Sunday was awful she felt like crap and slept all of the evening. Jack picked up on some subliminal level how bad she was and was quiet and withdrawn all day. At midday I gave her her pills and she broke down on me, not for the first time in the last six months but this time it was the most despairing she’d ever been. Lots of tears and why me, what have I done to deserve this. We wept together for ages, me trying to give her strength but failing. The worst thing was her repeatedly saying how sorry she was for putting us all through this and me trying to assure her that she had nothing to apologise for. The rest of the day I was a mess crying at the drop of a pin. I took her back to Addenbrookes after lunch, we got there at about 3pm. I settled her in and then left after about 1/2 an hour. I still couldn’t stop crying and we sat in her room crying together. I think, in retrospect, that she knew then that she didn’t have any strength left to continue fighting and she was saying goodbye to me.

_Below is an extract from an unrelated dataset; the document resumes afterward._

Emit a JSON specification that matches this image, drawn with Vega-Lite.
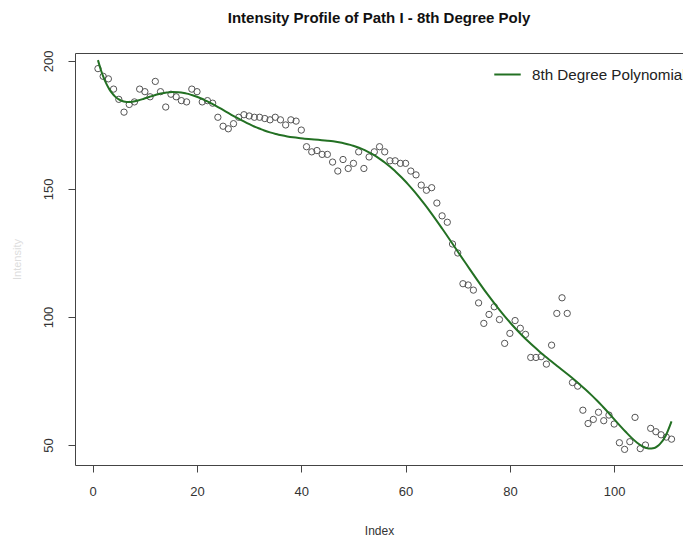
{
  "$schema": "https://vega.github.io/schema/vega-lite/v6.json",
  "width": 608,
  "height": 412,
  "autosize": "none",
  "padding": {"left": 75, "top": 53, "right": 0, "bottom": 75},
  "background": "white",
  "config": {
    "view": {"stroke": null},
    "font": "Liberation Sans",
    "axis": {"grid": false, "labelFont": "Liberation Sans", "titleFont": "Liberation Sans"}
  },
  "title": {
    "text": "Intensity Profile of Path I - 8th Degree Poly",
    "font": "Liberation Sans",
    "fontSize": 15,
    "fontWeight": "bold",
    "color": "#111",
    "anchor": "middle",
    "baseline": "alphabetic",
    "offset": 12
  },
  "data": {
    "values": [
      {"Index": 1, "Intensity": 197}, {"Index": 2, "Intensity": 194}, {"Index": 3, "Intensity": 193},
      {"Index": 4, "Intensity": 189}, {"Index": 5, "Intensity": 185}, {"Index": 6, "Intensity": 180},
      {"Index": 7, "Intensity": 183}, {"Index": 8, "Intensity": 184}, {"Index": 9, "Intensity": 189},
      {"Index": 10, "Intensity": 188}, {"Index": 11, "Intensity": 186}, {"Index": 12, "Intensity": 192},
      {"Index": 13, "Intensity": 188}, {"Index": 14, "Intensity": 182}, {"Index": 15, "Intensity": 187},
      {"Index": 16, "Intensity": 186}, {"Index": 17, "Intensity": 184.5}, {"Index": 18, "Intensity": 184},
      {"Index": 19, "Intensity": 189}, {"Index": 20, "Intensity": 188}, {"Index": 21, "Intensity": 184},
      {"Index": 22, "Intensity": 184.5}, {"Index": 23, "Intensity": 183.5}, {"Index": 24, "Intensity": 178},
      {"Index": 25, "Intensity": 174.5}, {"Index": 26, "Intensity": 173.5}, {"Index": 27, "Intensity": 175.5},
      {"Index": 28, "Intensity": 178}, {"Index": 29, "Intensity": 179}, {"Index": 30, "Intensity": 178.5},
      {"Index": 31, "Intensity": 178}, {"Index": 32, "Intensity": 178}, {"Index": 33, "Intensity": 177.5},
      {"Index": 34, "Intensity": 177}, {"Index": 35, "Intensity": 178}, {"Index": 36, "Intensity": 177},
      {"Index": 37, "Intensity": 175}, {"Index": 38, "Intensity": 177}, {"Index": 39, "Intensity": 176.5},
      {"Index": 40, "Intensity": 173}, {"Index": 41, "Intensity": 166.5}, {"Index": 42, "Intensity": 164.5},
      {"Index": 43, "Intensity": 165}, {"Index": 44, "Intensity": 163.5}, {"Index": 45, "Intensity": 163.5},
      {"Index": 46, "Intensity": 160.5}, {"Index": 47, "Intensity": 157}, {"Index": 48, "Intensity": 161.5},
      {"Index": 49, "Intensity": 158}, {"Index": 50, "Intensity": 160}, {"Index": 51, "Intensity": 164.5},
      {"Index": 52, "Intensity": 158}, {"Index": 53, "Intensity": 162.5}, {"Index": 54, "Intensity": 164.5},
      {"Index": 55, "Intensity": 166.5}, {"Index": 56, "Intensity": 164.5}, {"Index": 57, "Intensity": 161},
      {"Index": 58, "Intensity": 161}, {"Index": 59, "Intensity": 160}, {"Index": 60, "Intensity": 160},
      {"Index": 61, "Intensity": 157}, {"Index": 62, "Intensity": 155.5}, {"Index": 63, "Intensity": 151.5},
      {"Index": 64, "Intensity": 149.5}, {"Index": 65, "Intensity": 150.5}, {"Index": 66, "Intensity": 144.5},
      {"Index": 67, "Intensity": 139.5}, {"Index": 68, "Intensity": 137}, {"Index": 69, "Intensity": 128.5},
      {"Index": 70, "Intensity": 125}, {"Index": 71, "Intensity": 113}, {"Index": 72, "Intensity": 112.5},
      {"Index": 73, "Intensity": 110.5}, {"Index": 74, "Intensity": 105.5}, {"Index": 75, "Intensity": 97.5},
      {"Index": 76, "Intensity": 101}, {"Index": 77, "Intensity": 104}, {"Index": 78, "Intensity": 99},
      {"Index": 79, "Intensity": 89.7}, {"Index": 80, "Intensity": 93.6}, {"Index": 81, "Intensity": 98.6},
      {"Index": 82, "Intensity": 95.6}, {"Index": 83, "Intensity": 93.2}, {"Index": 84, "Intensity": 84.2},
      {"Index": 85, "Intensity": 84.2}, {"Index": 86, "Intensity": 84.5}, {"Index": 87, "Intensity": 81.6},
      {"Index": 88, "Intensity": 89}, {"Index": 89, "Intensity": 101.4}, {"Index": 90, "Intensity": 107.5},
      {"Index": 91, "Intensity": 101.4}, {"Index": 92, "Intensity": 74.4}, {"Index": 93, "Intensity": 73},
      {"Index": 94, "Intensity": 63.6}, {"Index": 95, "Intensity": 58.4}, {"Index": 96, "Intensity": 60},
      {"Index": 97, "Intensity": 62.8}, {"Index": 98, "Intensity": 59.5}, {"Index": 99, "Intensity": 61.7},
      {"Index": 100, "Intensity": 58.2}, {"Index": 101, "Intensity": 50.9}, {"Index": 102, "Intensity": 48.3},
      {"Index": 103, "Intensity": 51.3}, {"Index": 104, "Intensity": 60.8}, {"Index": 105, "Intensity": 48.6},
      {"Index": 106, "Intensity": 50}, {"Index": 107, "Intensity": 56.5}, {"Index": 108, "Intensity": 55.2},
      {"Index": 109, "Intensity": 54}, {"Index": 110, "Intensity": 53.1}, {"Index": 111, "Intensity": 52.3}
    ]
  },
  "layer": [
    {
      "mark": {"type": "point", "shape": "circle", "filled": false, "stroke": "#555", "strokeWidth": 1, "size": 40, "opacity": 1},
      "encoding": {
        "x": {
          "field": "Index", "type": "quantitative",
          "scale": {"domain": [-3.4, 113.2], "nice": false, "zero": false},
          "axis": {
            "orient": "bottom", "values": [0, 20, 40, 60, 80, 100], "domain": true, "domainColor": "#444",
            "tickColor": "#444", "tickSize": 7, "labelFontSize": 13, "labelColor": "#333", "labelPadding": 13,
            "title": "Index", "titleFontSize": 12, "titleFontWeight": "normal", "titleColor": "#333", "titlePadding": 27
          }
        },
        "y": {
          "field": "Intensity", "type": "quantitative",
          "scale": {"domain": [42.2, 203.1], "nice": false, "zero": false},
          "axis": {
            "orient": "left", "values": [50, 100, 150, 200], "domain": true, "domainColor": "#444",
            "tickColor": "#444", "tickSize": 7, "labelFontSize": 13, "labelColor": "#333", "labelAngle": -90,
            "labelAlign": "center", "labelBaseline": "bottom", "labelPadding": 13,
            "title": "Intensity", "titleFontSize": 11, "titleFontWeight": "normal", "titleColor": "#dddddd", "titlePadding": 20
          }
        }
      }
    },
    {
      "transform": [
        {"regression": "Intensity", "on": "Index", "method": "poly", "order": 8}
      ],
      "mark": {"type": "line", "strokeWidth": 2, "interpolate": "monotone"},
      "encoding": {
        "x": {
          "field": "Index", "type": "quantitative",
          "axis": {"orient": "top", "domain": true, "domainColor": "#444", "ticks": false, "labels": false, "title": null}
        },
        "y": {"field": "Intensity", "type": "quantitative"},
        "color": {
          "datum": "8th Degree Polynomial",
          "scale": {"range": ["#237023"]},
          "legend": {
            "orient": "none", "legendX": 418, "legendY": 7, "title": null,
            "symbolType": "stroke", "symbolStrokeWidth": 2, "symbolSize": 700,
            "labelFontSize": 15.2, "labelColor": "#222", "labelOffset": 10, "labelLimit": 400
          }
        }
      }
    }
  ],
  "resolve": {"axis": {"x": "independent"}}
}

I wish now that I had stayed the rest of the day with her and not come home to help with the ongoing straightening of the house but at the time I still had no idea that she was about to die. I never believed that her indominatable spirit would fail her or that her strength of will could leave her. The pain of the last ten days was really too much and combined with the awful malnutrition (she weighed under 5 stones by the end) she just ran out of steam.